═════ DATA LINES
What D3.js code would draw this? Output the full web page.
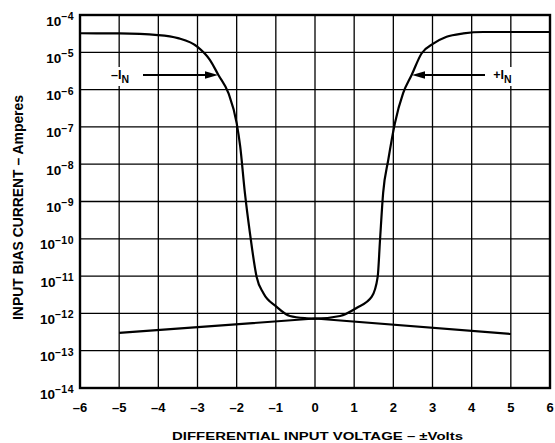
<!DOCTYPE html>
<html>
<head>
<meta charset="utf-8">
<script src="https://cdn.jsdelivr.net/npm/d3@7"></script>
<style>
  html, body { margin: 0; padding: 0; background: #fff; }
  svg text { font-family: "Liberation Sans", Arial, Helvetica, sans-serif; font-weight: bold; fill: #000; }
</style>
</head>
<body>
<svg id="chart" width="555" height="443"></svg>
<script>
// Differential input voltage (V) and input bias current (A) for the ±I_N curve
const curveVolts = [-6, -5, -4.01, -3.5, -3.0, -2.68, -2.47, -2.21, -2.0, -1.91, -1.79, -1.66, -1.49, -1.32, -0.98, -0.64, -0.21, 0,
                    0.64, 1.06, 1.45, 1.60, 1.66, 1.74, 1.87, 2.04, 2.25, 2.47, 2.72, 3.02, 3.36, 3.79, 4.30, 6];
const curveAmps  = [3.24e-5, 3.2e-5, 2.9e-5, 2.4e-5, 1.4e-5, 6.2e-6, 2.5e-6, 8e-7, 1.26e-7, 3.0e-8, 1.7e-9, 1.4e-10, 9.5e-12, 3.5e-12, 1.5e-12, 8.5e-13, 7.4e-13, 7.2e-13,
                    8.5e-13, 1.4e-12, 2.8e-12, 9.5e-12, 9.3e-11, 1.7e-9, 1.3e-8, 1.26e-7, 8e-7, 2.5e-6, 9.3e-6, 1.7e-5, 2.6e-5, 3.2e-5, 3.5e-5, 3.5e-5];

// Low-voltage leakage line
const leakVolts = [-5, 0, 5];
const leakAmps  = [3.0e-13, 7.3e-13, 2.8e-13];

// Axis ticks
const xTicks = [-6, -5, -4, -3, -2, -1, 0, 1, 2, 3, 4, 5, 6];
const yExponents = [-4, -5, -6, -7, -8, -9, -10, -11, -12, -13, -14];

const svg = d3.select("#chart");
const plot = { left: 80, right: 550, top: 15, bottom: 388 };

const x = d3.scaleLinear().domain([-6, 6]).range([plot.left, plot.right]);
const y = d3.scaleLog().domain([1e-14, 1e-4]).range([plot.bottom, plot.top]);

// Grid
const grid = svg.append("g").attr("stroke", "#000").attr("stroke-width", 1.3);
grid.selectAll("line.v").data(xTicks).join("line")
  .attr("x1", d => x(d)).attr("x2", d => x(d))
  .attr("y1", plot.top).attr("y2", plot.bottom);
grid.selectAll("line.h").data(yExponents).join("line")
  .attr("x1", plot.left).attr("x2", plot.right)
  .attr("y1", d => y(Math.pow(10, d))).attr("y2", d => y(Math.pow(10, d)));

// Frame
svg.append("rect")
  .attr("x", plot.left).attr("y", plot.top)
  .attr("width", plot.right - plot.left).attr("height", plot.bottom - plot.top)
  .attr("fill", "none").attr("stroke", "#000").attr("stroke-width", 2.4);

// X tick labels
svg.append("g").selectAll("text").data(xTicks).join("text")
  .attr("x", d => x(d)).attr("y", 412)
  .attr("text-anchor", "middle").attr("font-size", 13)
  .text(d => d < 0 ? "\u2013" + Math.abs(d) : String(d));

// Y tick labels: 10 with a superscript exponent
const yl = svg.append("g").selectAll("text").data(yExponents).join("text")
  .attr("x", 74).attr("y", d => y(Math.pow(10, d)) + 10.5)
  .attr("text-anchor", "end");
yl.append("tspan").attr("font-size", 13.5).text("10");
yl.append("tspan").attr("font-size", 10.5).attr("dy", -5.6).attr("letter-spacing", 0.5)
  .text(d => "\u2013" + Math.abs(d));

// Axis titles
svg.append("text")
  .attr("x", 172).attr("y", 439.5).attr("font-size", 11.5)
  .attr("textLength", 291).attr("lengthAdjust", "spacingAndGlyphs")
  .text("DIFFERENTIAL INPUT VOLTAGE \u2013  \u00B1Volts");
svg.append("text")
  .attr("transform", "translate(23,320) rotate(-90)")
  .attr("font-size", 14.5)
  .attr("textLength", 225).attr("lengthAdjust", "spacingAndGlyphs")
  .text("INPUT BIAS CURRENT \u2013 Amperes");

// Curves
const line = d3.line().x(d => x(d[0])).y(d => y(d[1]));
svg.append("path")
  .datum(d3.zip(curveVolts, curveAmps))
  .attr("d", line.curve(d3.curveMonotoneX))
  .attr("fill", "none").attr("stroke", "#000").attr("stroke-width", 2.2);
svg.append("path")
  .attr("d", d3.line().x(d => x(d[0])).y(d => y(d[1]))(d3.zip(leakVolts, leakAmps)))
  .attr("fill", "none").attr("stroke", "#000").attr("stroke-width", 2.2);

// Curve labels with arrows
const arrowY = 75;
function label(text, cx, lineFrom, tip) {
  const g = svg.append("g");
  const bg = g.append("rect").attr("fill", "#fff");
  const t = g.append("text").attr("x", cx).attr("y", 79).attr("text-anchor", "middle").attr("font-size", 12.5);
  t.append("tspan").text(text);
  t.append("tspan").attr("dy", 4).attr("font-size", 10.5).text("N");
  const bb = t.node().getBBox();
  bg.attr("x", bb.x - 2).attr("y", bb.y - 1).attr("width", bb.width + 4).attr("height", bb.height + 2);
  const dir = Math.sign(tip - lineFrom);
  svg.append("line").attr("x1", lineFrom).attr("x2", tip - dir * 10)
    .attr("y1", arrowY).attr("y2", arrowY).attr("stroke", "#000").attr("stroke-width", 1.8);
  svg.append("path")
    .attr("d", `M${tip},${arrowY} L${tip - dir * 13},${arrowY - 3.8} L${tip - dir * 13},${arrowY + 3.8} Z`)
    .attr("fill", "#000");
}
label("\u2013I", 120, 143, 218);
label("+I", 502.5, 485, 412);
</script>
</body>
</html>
══════════
● **WHAT IS NEEDED**: Except for the pictures, copy the material above exactly.

● **FINISHED EXERCISE**:
What D3.js code would draw this? Output the full web page.
<!DOCTYPE html>
<html>
<head>
<meta charset="utf-8">
<script src="https://cdn.jsdelivr.net/npm/d3@7"></script>
<style>
  html, body { margin: 0; padding: 0; background: #fff; }
  svg text { font-family: "Liberation Sans", Arial, Helvetica, sans-serif; font-weight: bold; fill: #000; }
</style>
</head>
<body>
<svg id="chart" width="555" height="443"></svg>
<script>
// Differential input voltage (V) and input bias current (A) for the ±I_N curve
const curveVolts = [-6, -5, -4.01, -3.5, -3.0, -2.68, -2.47, -2.21, -2.0, -1.91, -1.79, -1.66, -1.49, -1.32, -0.98, -0.64, -0.21, 0,
                    0.64, 1.06, 1.45, 1.60, 1.66, 1.74, 1.87, 2.04, 2.25, 2.47, 2.72, 3.02, 3.36, 3.79, 4.30, 6];
const curveAmps  = [3.24e-5, 3.2e-5, 2.9e-5, 2.4e-5, 1.4e-5, 6.2e-6, 2.5e-6, 8e-7, 1.26e-7, 3.0e-8, 1.7e-9, 1.4e-10, 9.5e-12, 3.5e-12, 1.5e-12, 8.5e-13, 7.4e-13, 7.2e-13,
                    8.5e-13, 1.4e-12, 2.8e-12, 9.5e-12, 9.3e-11, 1.7e-9, 1.3e-8, 1.26e-7, 8e-7, 2.5e-6, 9.3e-6, 1.7e-5, 2.6e-5, 3.2e-5, 3.5e-5, 3.5e-5];

// Low-voltage leakage line
const leakVolts = [-5, 0, 5];
const leakAmps  = [3.0e-13, 7.3e-13, 2.8e-13];

// Axis ticks
const xTicks = [-6, -5, -4, -3, -2, -1, 0, 1, 2, 3, 4, 5, 6];
const yExponents = [-4, -5, -6, -7, -8, -9, -10, -11, -12, -13, -14];

const svg = d3.select("#chart");
const plot = { left: 80, right: 550, top: 15, bottom: 388 };

const x = d3.scaleLinear().domain([-6, 6]).range([plot.left, plot.right]);
const y = d3.scaleLog().domain([1e-14, 1e-4]).range([plot.bottom, plot.top]);

// Grid
const grid = svg.append("g").attr("stroke", "#000").attr("stroke-width", 1.3);
grid.selectAll("line.v").data(xTicks).join("line")
  .attr("x1", d => x(d)).attr("x2", d => x(d))
  .attr("y1", plot.top).attr("y2", plot.bottom);
grid.selectAll("line.h").data(yExponents).join("line")
  .attr("x1", plot.left).attr("x2", plot.right)
  .attr("y1", d => y(Math.pow(10, d))).attr("y2", d => y(Math.pow(10, d)));

// Frame
svg.append("rect")
  .attr("x", plot.left).attr("y", plot.top)
  .attr("width", plot.right - plot.left).attr("height", plot.bottom - plot.top)
  .attr("fill", "none").attr("stroke", "#000").attr("stroke-width", 2.4);

// X tick labels
svg.append("g").selectAll("text").data(xTicks).join("text")
  .attr("x", d => x(d)).attr("y", 412)
  .attr("text-anchor", "middle").attr("font-size", 13)
  .text(d => d < 0 ? "\u2013" + Math.abs(d) : String(d));

// Y tick labels: 10 with a superscript exponent
const yl = svg.append("g").selectAll("text").data(yExponents).join("text")
  .attr("x", 74).attr("y", d => y(Math.pow(10, d)) + 10.5)
  .attr("text-anchor", "end");
yl.append("tspan").attr("font-size", 13.5).text("10");
yl.append("tspan").attr("font-size", 10.5).attr("dy", -5.6).attr("letter-spacing", 0.5)
  .text(d => "\u2013" + Math.abs(d));

// Axis titles
svg.append("text")
  .attr("x", 172).attr("y", 439.5).attr("font-size", 11.5)
  .attr("textLength", 291).attr("lengthAdjust", "spacingAndGlyphs")
  .text("DIFFERENTIAL INPUT VOLTAGE \u2013  \u00B1Volts");
svg.append("text")
  .attr("transform", "translate(23,320) rotate(-90)")
  .attr("font-size", 14.5)
  .attr("textLength", 225).attr("lengthAdjust", "spacingAndGlyphs")
  .text("INPUT BIAS CURRENT \u2013 Amperes");

// Curves
const line = d3.line().x(d => x(d[0])).y(d => y(d[1]));
svg.append("path")
  .datum(d3.zip(curveVolts, curveAmps))
  .attr("d", line.curve(d3.curveMonotoneX))
  .attr("fill", "none").attr("stroke", "#000").attr("stroke-width", 2.2);
svg.append("path")
  .attr("d", d3.line().x(d => x(d[0])).y(d => y(d[1]))(d3.zip(leakVolts, leakAmps)))
  .attr("fill", "none").attr("stroke", "#000").attr("stroke-width", 2.2);

// Curve labels with arrows
const arrowY = 75;
function label(text, cx, lineFrom, tip) {
  const g = svg.append("g");
  const bg = g.append("rect").attr("fill", "#fff");
  const t = g.append("text").attr("x", cx).attr("y", 79).attr("text-anchor", "middle").attr("font-size", 12.5);
  t.append("tspan").text(text);
  t.append("tspan").attr("dy", 4).attr("font-size", 10.5).text("N");
  const bb = t.node().getBBox();
  bg.attr("x", bb.x - 2).attr("y", bb.y - 1).attr("width", bb.width + 4).attr("height", bb.height + 2);
  const dir = Math.sign(tip - lineFrom);
  svg.append("line").attr("x1", lineFrom).attr("x2", tip - dir * 10)
    .attr("y1", arrowY).attr("y2", arrowY).attr("stroke", "#000").attr("stroke-width", 1.8);
  svg.append("path")
    .attr("d", `M${tip},${arrowY} L${tip - dir * 13},${arrowY - 3.8} L${tip - dir * 13},${arrowY + 3.8} Z`)
    .attr("fill", "#000");
}
label("\u2013I", 120, 143, 218);
label("+I", 502.5, 485, 412);
</script>
</body>
</html>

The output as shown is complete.